The People's Cooperative Party of Kazakhstan (Қазақстан халықтық кооператив партиясы) was a political party in Kazakhstan. It was created on 15 December 1994 and was led by Kazakh politician and businessman Omirzaq Sarsenov. The party was considered to be pro-government with its platforms being centrist and was eventually merged with the ruling-party Otan on 9 November 2002.

== History ==
The People's Cooperative Party of Kazakhstan (QHKP) was created on 15 December 1994 by a parent company of the consumer cooperation system in Kazakhstan which was Kazpotrebsoyuz. The Chairman of the Board of Kazpotrebsoyuzb, Omirzaq Sarsenov, was chosen to lead the party. It became registered on 20 February 1995.

The QHKP was created primarily as a political organization, called upon to carry out appropriate ideological work among the rural population, including the poorest part of the population, who, as a result of the radical privatization policies, lost opportunities to maintain their former way of life and did not get the opportunity to "fit into the market." In 1995, many political events took place that year which was a referendum on extending Nursultan Nazarbayev's presidential powers, and the dissolution of the 1993 Kazakh Constitution. The QHKP urged people to take part in another referendum by supporting President Nazarbayev's increased powers and the redraft of the Constitution.

The peak of the party's campaigning and financial activity came in 1995, when the Birlik newspaper was published. The party's leadership held plenary sessions and meetings political council, and took numerous appeals. The QHKP consisted of 19 regional, 210 district, 5 city and 1223 primary organizations. With the assistance of local administrations, the leaders of the QHKP managed to gather 42,000 members. In 1995, the party addressed the situations regarding private ownership of land, bilingualism, and the events in Chechnya. These appeals to one degree or another coincided the policies of the Kazakh government.

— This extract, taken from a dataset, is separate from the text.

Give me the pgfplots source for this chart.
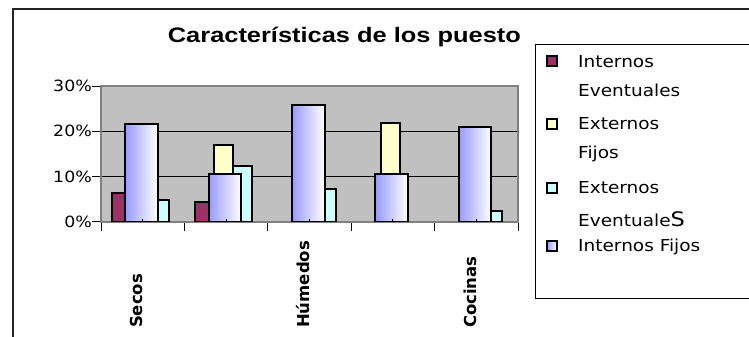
\documentclass[border=0pt]{standalone}
\usepackage{fontspec}
\setmainfont{DejaVu Sans}
\newfontfamily\comic[FakeStretch=1.12]{DejaVu Sans}
\newfontfamily\titlefont[FakeStretch=1.21]{Liberation Sans}
\usepackage{pgfplots}
\pgfplotsset{compat=1.18}

\definecolor{ieventual}{HTML}{993366}
\definecolor{efijo}{HTML}{FFFFCC}
\definecolor{eeventual}{HTML}{CCFFFF}
\definecolor{ifijo}{HTML}{9999FF}
\definecolor{plotbg}{HTML}{C0C0C0}
\definecolor{plotframe}{HTML}{808080}

\newcommand{\catlabel}[1]{\makebox[106pt][l]{#1}}

\pgfplotsset{
  secbar/.style={ybar, bar width=0.39, bar shift=-0.015, draw=black,
    line width=2pt, left color=ifijo, right color=white},
  primbar/.style={ybar, bar width=0.229, draw=black, line width=2pt},
}

\begin{document}
\begin{tikzpicture}[x=1pt,y=1pt]
\useasboundingbox (0,0) rectangle (749,337);

% chart frame
\draw[line width=1.6pt, black!85] (13,-3) -- (13,328) -- (753,328);

% title
\node[anchor=base west, inner sep=0pt,
      font=\titlefont\bfseries\fontsize{21}{21}\selectfont]
  at (167.7,294.3) {Características de los puesto};

\begin{axis}[
  at={(101pt,115.3pt)}, anchor=south west,
  width=417pt, height=135.7pt, scale only axis,
  xmin=-0.5, xmax=4.5, ymin=0, ymax=30,
  axis background/.style={fill=plotbg},
  axis line style={draw=plotframe, line width=1.8pt},
  tick pos=left,
  major tick length=9pt,
  ytick={0,10,20,30},
  yticklabels={0\%,10\%,20\%,30\%},
  ytick align=outside,
  ytick style={black, line width=0.9pt},
  yticklabel style={inner sep=0pt, font=\comic\fontsize{15.5}{15.5}\selectfont},
  ymajorgrids,
  major grid style={black, line width=0.9pt},
  xtick={-0.5,0.5,1.5,2.5,3.5,4.5},
  xticklabels={},
  xtick align=outside,
  xtick style={black, line width=0.9pt},
  extra x ticks={0,2,4},
  extra x tick labels={\catlabel{Secos},\catlabel{Húmedos},\catlabel{Cocinas}},
  extra x tick style={major tick length=0pt,
    xticklabel style={rotate=90, anchor=base east, inner sep=0pt,
      font=\bfseries\fontsize{16.5}{16.5}\selectfont}},
]
% Internos Eventuales
\addplot[primbar, bar shift=-0.259, fill=ieventual] coordinates {(0,6.4) (1,4.3)};
% Externos Fijos
\addplot[primbar, bar shift=-0.030, fill=efijo] coordinates {(1,17.0) (3,21.9)};
% Externos Eventuales
\addplot[primbar, bar shift=0.199, fill=eeventual] coordinates {(0,4.7) (1,12.3) (2,7.3) (4,2.4)};
% Internos Fijos: wider bars in front, one shaded bar per category
\addplot[secbar] coordinates {(0,21.5)};
\addplot[secbar] coordinates {(1,10.5)};
\addplot[secbar] coordinates {(2,25.9)};
\addplot[secbar] coordinates {(3,10.5)};
\addplot[secbar] coordinates {(4,21.0)};
% category centre ticks drawn over the bars
\pgfplotsinvokeforeach{0,...,4}{
  \draw[black, line width=0.9pt] ([yshift=3pt]axis cs:#1,0) -- ([yshift=-6pt]axis cs:#1,0);
}
\end{axis}

% legend
\draw[black, line width=1pt] (753,38) -- (535.5,38) -- (535.5,292.2) -- (753,292.2);
\begin{scope}[line width=2pt]
  \draw[fill=ieventual] (547,270.7) rectangle (557,280.7);
  \draw[fill=efijo]     (547,207.5) rectangle (557,217.5);
  \draw[fill=eeventual] (547,144)   rectangle (557,154);
  \draw[left color=ifijo, right color=white] (547,86) rectangle (557,96);
\end{scope}
\begin{scope}[every node/.style={anchor=base west, inner sep=0pt,
    font=\comic\fontsize{16.5}{16.5}\selectfont}]
  \node at (578,269.8) {Internos};
  \node at (578,240.7) {Eventuales};
  \node at (578,207.7) {Externos};
  \node at (578,178.8) {Fijos};
  \node at (578,143.5) {Externos};
  \node at (578,110.7) {Eventuale{\fontsize{20}{20}\selectfont S}};
  \node at (578,85.5)  {Internos Fijos};
\end{scope}
\end{tikzpicture}
\end{document}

In 23 October 1995, a party congress was held, which approved the QHKP's election platform which advocated the building of a civil society in Kazakhstan, the realization of civic customs and freedoms, strengthening the rule of law, advocates a socially oriented economy and a regulated market based on a variety of forms of ownership. The party supported in restricting access to Western "mass culture" due to its characteristics in "violence, cruelty, and sex scenes." The QHKP also opposed private ownership of agricultural land, believing that the land should belong to all who work on it, be leased and inherited for life. The party won 2 seats in the 1995 Kazakh legislative election.

After 1995, as a result of the referendum which centralized of power structure, the party's position largely weakened. The lack of financial resources began to affect Birlik newspaper ceased to be published. The QHKP lost a seat in the 1999 legislative election.

On 9 November 2002, at the 4th Extraordinary Congress of Otan party, the QHKP, along with the Republican Political Labor Party, merged into Otan, thus ending the party's existence.